■ Direction: Only the lines from the start of the data below through the line that contains "(w3) at (106.5,383.5)" are to be copied, exactly and without pictures.

■ Dataset extract:

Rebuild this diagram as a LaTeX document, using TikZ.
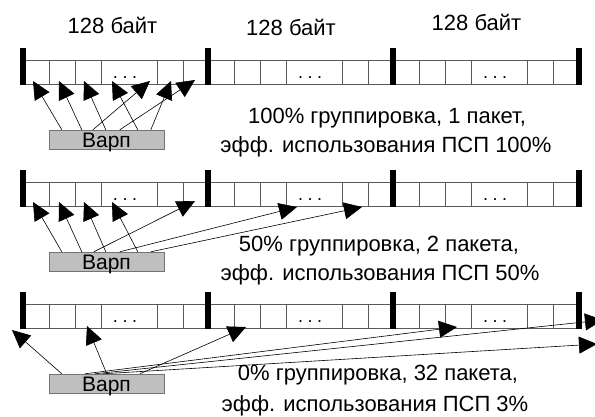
\documentclass[tikz,border=0pt]{standalone}
\usepackage{fontspec}
\setmainfont{Liberation Sans}
\usetikzlibrary{arrows.meta}

\begin{document}
\begin{tikzpicture}[x=1pt, y=-1pt, >={Triangle[length=18pt, width=17pt]},
      cell/.style={draw=black!65, line width=0.7pt},
      bar/.style={line width=5.5pt},
      dots/.style={font=\fontsize{18}{18}\selectfont, anchor=base},
      warp/.style={draw=black!55, fill=black!25, minimum width=115pt, minimum height=19pt,
                   inner sep=0pt, text height=15pt, text depth=0pt, font=\fontsize{21}{21}\selectfont},
      lbl/.style={font=\fontsize{22}{22}\selectfont, anchor=base},
      acc/.style={->, line width=0.6pt}]

    \useasboundingbox (0,0) rectangle (595,416);

    % segment sizes
    \node[lbl] (s1) at (112.5,33) {128 байт};
    \node[lbl] (s2) at (291,35)   {128 байт};
    \node[lbl] (s3) at (476.5,30) {128 байт};

    % three copies of memory, 3 segments each, rows 122pt apart
    \foreach \r in {0,122,244} {
      \draw[cell] (23,60+\r) -- (579,60+\r) (23,84.5+\r) -- (579,84.5+\r);
      \foreach \s in {23,208,393} {
        \foreach \c in {26.5,52,78,134,160}
          \draw[cell] (\s+\c,60+\r) -- (\s+\c,84.5+\r);
        \node[dots] (d-\r-\s) at (\s+102,78+\r) {.\hspace{4.5pt}.\hspace{4.5pt}.};
      }
      \foreach \s in {23,208,393,579}
        \draw[bar] (\s,48+\r) -- (\s,85+\r);
    }

    % warps
    \node[warp] (w1) at (106.5,139.5) {Варп};
    \node[warp] (w2) at (106.5,261.5) {Варп};
    \node[warp] (w3) at (106.5,383.5) {Варп};

    % thread accesses: warp, offset on its top edge, target address
    \foreach \w/\dx/\x/\y [count=\i] in {
        w1/13/33/81, w1/33/59/81, w1/57/84/81, w1/89/112/81,
        w1/44/150/81, w1/102/171/81, w1/71/195/80,
        w2/13/33/202, w2/33/59/202, w2/57/84/202, w2/89/112/202,
        w2/45/195/201, w2/71/297/207, w2/102/362/207,
        w3/13/12/330, w3/58/87/326, w3/91/246/327,
        w3/36/457/327, w3/46/603/320, w3/54/597/344} {
      \coordinate (t\i) at (\x,\y);
      \draw[acc] ([xshift=\dx pt]\w.north west) -- (t\i);
    }

    % captions
    \node[lbl] (c1a) at (387,123) {100\% группировка, 1 пакет,};
    \node[lbl] (c1b) at (386,152) {эфф. использования ПСП 100\%};
    \node[lbl] (c2a) at (379,251.5) {50\% группировка, 2 пакета,};
    \node[lbl] (c2b) at (380,280) {эфф. использования ПСП 50\%};
    \node[lbl] (c3a) at (378,380) {0\% группировка, 32 пакета,};
    \node[lbl] (c3b) at (375,411) {эфф. использования ПСП 3\%};

\end{tikzpicture}
\end{document}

■ Result of the task:
Rebuild this diagram as a LaTeX document, using TikZ.
\documentclass[tikz,border=0pt]{standalone}
\usepackage{fontspec}
\setmainfont{Liberation Sans}
\usetikzlibrary{arrows.meta}

\begin{document}
\begin{tikzpicture}[x=1pt, y=-1pt, >={Triangle[length=18pt, width=17pt]},
      cell/.style={draw=black!65, line width=0.7pt},
      bar/.style={line width=5.5pt},
      dots/.style={font=\fontsize{18}{18}\selectfont, anchor=base},
      warp/.style={draw=black!55, fill=black!25, minimum width=115pt, minimum height=19pt,
                   inner sep=0pt, text height=15pt, text depth=0pt, font=\fontsize{21}{21}\selectfont},
      lbl/.style={font=\fontsize{22}{22}\selectfont, anchor=base},
      acc/.style={->, line width=0.6pt}]

    \useasboundingbox (0,0) rectangle (595,416);

    % segment sizes
    \node[lbl] (s1) at (112.5,33) {128 байт};
    \node[lbl] (s2) at (291,35)   {128 байт};
    \node[lbl] (s3) at (476.5,30) {128 байт};

    % three copies of memory, 3 segments each, rows 122pt apart
    \foreach \r in {0,122,244} {
      \draw[cell] (23,60+\r) -- (579,60+\r) (23,84.5+\r) -- (579,84.5+\r);
      \foreach \s in {23,208,393} {
        \foreach \c in {26.5,52,78,134,160}
          \draw[cell] (\s+\c,60+\r) -- (\s+\c,84.5+\r);
        \node[dots] (d-\r-\s) at (\s+102,78+\r) {.\hspace{4.5pt}.\hspace{4.5pt}.};
      }
      \foreach \s in {23,208,393,579}
        \draw[bar] (\s,48+\r) -- (\s,85+\r);
    }

    % warps
    \node[warp] (w1) at (106.5,139.5) {Варп};
    \node[warp] (w2) at (106.5,261.5) {Варп};
    \node[warp] (w3) at (106.5,383.5) {Варп};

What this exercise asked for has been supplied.